10 May 2004

A fine way to waste a rainy afternoon

Today I found myself decompressing from an eventful weekend full of my family, computer problems (I failed to turn in my journal assignment-can I say the dog ate my hard drive?) and muggy weather.  While my family has spread out again and the computer is up, the rain and mugginess stuck around.  I was fighting feelings of lethargy from the moment I got up today, and around three I gave up and decided to waste the rest of the afternoon in a Barnes and Noble.

I suppose a mid-afternoon Monday in May is not prime book selling season, but I was surprised at how empty the store was today.  Normally when I go to this particular store it is way too loud and there is not a spare chair anywhere.  Today it was more of an accomplishment to see someone sitting down.

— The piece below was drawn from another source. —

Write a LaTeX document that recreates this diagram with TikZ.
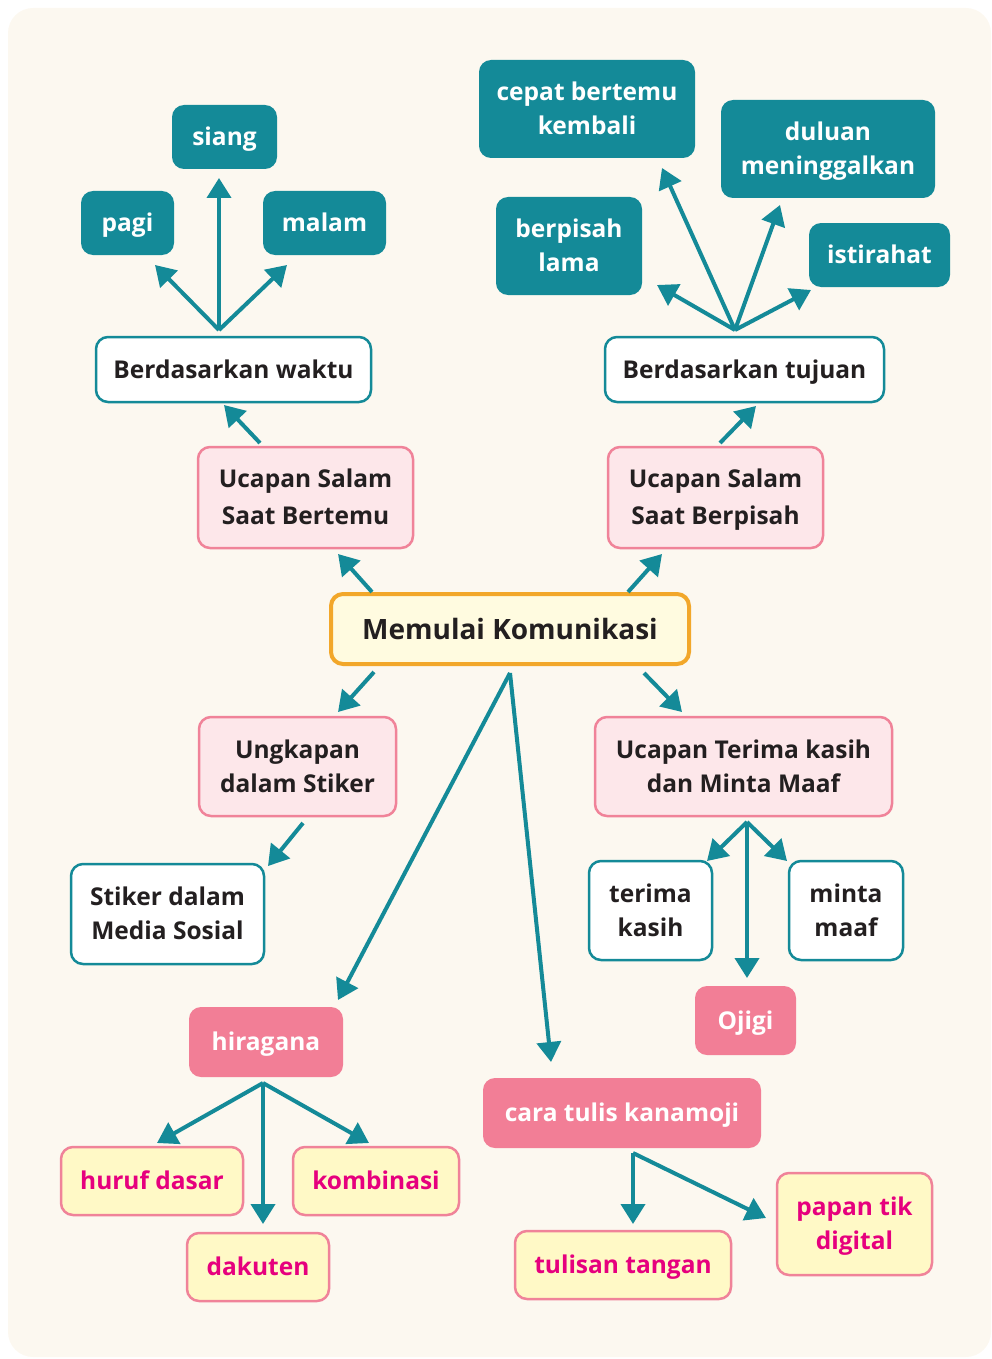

I get the strangest feeling sometimes when I am in a bookstore.  I love books, so I should be in heaven whenever I get the chance to browse, but sometimes I get a feeling of intense depression.  It usually starts after I see the tenth book that I remind myself that I have been meaning to read, and it escalates after I remind myself that I've wanted to read "Ulysses" since 1987 or so.  There's not enough time for me to read everything that I want to.  I have had waves of intense sadness come over me at times in bookstores because I realize that I could spend every breathing moment of the rest of my life reading, and it wouldn't be enough.  When I die I will leave behind a wish list of reading that I will not have gotten to as big as a dictionary.

I fought off some of those feelings today and enjoyed the time that I spent browsing before I sat down and read a few chapters of Warren's "The Purpose Driven Life."  It was interesting enough for me to purchase it, and it will help pass the time this weekend when I fly out to California.  I'm not sure why I bought a book that had religious and spiritual overtones, perhaps it has something to do with the way being in a bookstore normally makes me feel.

I worked retail for a long time, and I have a saying that I use quite frequently: "You can take the boy out of the store, but you can't take the store out of the boy."  I am tempted to go to work in a bookstore someday but I think I will always resist it, because I do not want books to become just an everyday thing for me, something that I see everyday out of obligation to make a living.

I'd hate for my life to cometo a point where I do not feel that longing, that despair to read everything whenever I am there.